Record videos with other home service businesses who serve your same audience but don’t compete with you. A plumber and an electrician both serve homeowners.

You both gain exposure to new potential customers. Cross-promote each other’s content.

Seasonal Campaigns

Create video series around seasonal needs. HVAC companies post furnace prep videos in October. Plumbers post frozen pipe prevention in December.

Plan your content calendar three months ahead. Record multiple videos in one session to save time.

Overcoming Camera Anxiety

Most business owners feel uncomfortable on camera at first. This feeling is normal and temporary.

Practice Without Recording

Talk to your camera for five minutes without recording. Get used to looking at the lens and speaking.

Pretend you’re talking to a friend who needs advice. This mindset reduces pressure.

Start With Short Videos

Your first videos should be 30 to 60 seconds. Short content feels less intimidating.

Build confidence with quick tips before attempting longer explanations.

Record When Energy Is High

Film when you feel alert and positive. Morning works well for many people. Avoid recording when tired or stressed.

Your energy shows on camera. Viewers respond to enthusiasm.

Remember Your Audience

You’re helping homeowners solve problems. Focus on serving them, not on how you look or sound.

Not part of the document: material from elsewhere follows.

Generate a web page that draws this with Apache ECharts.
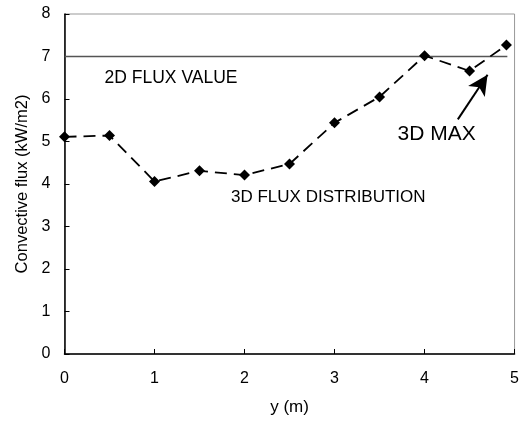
<!DOCTYPE html>
<html>
<head>
<meta charset="utf-8">
<script src="https://cdn.jsdelivr.net/npm/echarts@6/dist/echarts.min.js"></script>
<style>html,body{margin:0;padding:0;background:#fff}#c{width:522px;height:421px}</style>
</head>
<body>
<div id="c"></div>
<script>
const xPos = [0, 0.5, 1, 1.5, 2, 2.5, 3, 3.5, 4, 4.5, 4.91];
const flux3D = [5.11, 5.14, 4.06, 4.31, 4.21, 4.47, 5.44, 6.05, 7.02, 6.66, 7.27];
const flux2DX = [0, 4.92];
const flux2D = [7, 7];
const xTicks = [0, 1, 2, 3, 4, 5];
const yTicks = [0, 1, 2, 3, 4, 5, 6, 7, 8];
const arrowFrom = [4.37, 5.52];
const arrowTo = [4.70, 6.57];

const FONT = '"Liberation Sans", Arial, sans-serif';
const chart = echarts.init(document.getElementById('c'));
const option = {
  animation: false,
  grid: { left: 64.5, right: 2, top: 14, bottom: 66, show: true, borderColor: '#999', borderWidth: 1 },
  xAxis: {
    type: 'value', min: xTicks[0], max: xTicks[xTicks.length-1], interval: 1,
    name: 'y (m)', nameLocation: 'middle', nameGap: 45,
    nameTextStyle: { fontFamily: FONT, fontSize: 17, color: '#000' },
    axisLine: { lineStyle: { color: '#000', width: 1.5 } },
    axisTick: { inside: true, length: 5, lineStyle: { color: '#000' } },
    axisLabel: { fontFamily: FONT, fontSize: 16, color: '#000', margin: 17 },
    splitLine: { show: false }
  },
  yAxis: {
    type: 'value', min: yTicks[0], max: yTicks[yTicks.length-1], interval: 1,
    name: 'Convective flux (kW/m2)', nameLocation: 'middle', nameGap: 34,
    nameTextStyle: { fontFamily: FONT, fontSize: 16.5, color: '#000' },
    axisLine: { show: true, lineStyle: { color: '#000', width: 1.5 } },
    axisTick: { show: true, inside: true, length: 5, lineStyle: { color: '#000' } },
    axisLabel: { fontFamily: FONT, fontSize: 16, color: '#000', margin: 14 },
    splitLine: { show: false }
  },
  series: [
    {
      type: 'line',
      data: flux2DX.map((x, i) => [x, flux2D[i]]),
      showSymbol: false, symbol: 'none',
      lineStyle: { color: '#555', width: 1.5 },
      z: 1
    },
    {
      type: 'line',
      data: xPos.map((x, i) => [x, flux3D[i]]),
      symbol: 'diamond', symbolSize: 11,
      itemStyle: { color: '#000' },
      lineStyle: { color: '#000', width: 1.8, type: [12, 7] },
      z: 3,
      markLine: {
        silent: true,
        symbol: ['none', 'arrow'], symbolSize: [15, 20],
        label: { show: false },
        lineStyle: { color: '#000', width: 2, type: 'solid' },
        data: [[{ coord: arrowFrom }, { coord: arrowTo }]]
      }
    }
  ]
};
chart.setOption(option);

const notes = [
  { text: '2D FLUX VALUE', at: [0.445, 6.5], size: 17.5 },
  { text: '3D FLUX DISTRIBUTION', at: [1.85, 3.69], size: 17 },
  { text: '3D MAX', at: [3.70, 5.16], size: 21 }
];
chart.setOption({
  graphic: notes.map(n => {
    const p = chart.convertToPixel({ gridIndex: 0 }, n.at);
    return {
      type: 'text', x: p[0], y: p[1], z: 10,
      style: { text: n.text, fontFamily: FONT, fontSize: n.size, fill: '#000', textVerticalAlign: 'middle', verticalAlign: 'middle' }
    };
  })
});
</script>
</body>
</html>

When you shift focus from yourself to your audience, anxiety decreases.

Legal and Privacy Considerations

Customer Permission

Always get written permission before filming inside a customer’s home or featuring them in your video.

Create a simple release form. Keep signed copies in your files.

Before and After Photos

Some customers don’t want their homes shown online. Respect their privacy.

You have plenty of willing customers. Don’t risk relationships by posting without permission.

Employee Consent

Your team members should agree to appear in videos. Some people prefer to stay off camera.

Make participation voluntary. Never force uncomfortable employees to film.

Music Licensing

Don’t use copyrighted music in your videos. Social media platforms will mute or remove your content.

Use royalty-free music from YouTube Audio Library or similar services. Talking-head videos often work better without background music.

The Bottom Line

Talking-head videos give you a direct line to potential customers. You build trust faster than any other content format. You stand out from competitors who stay invisible.

The technical barriers are low. The time investment is small. The potential return is significant.

Your first video will feel uncomfortable. Record it anyway. Your audience cares more about your message than your production quality.

Homeowners search for solutions to their problems. Your videos provide those solutions. You become the trusted expert they call when they need help.

Start today. Pick a topic. Press record. Post your video. Your next customer is waiting to meet you.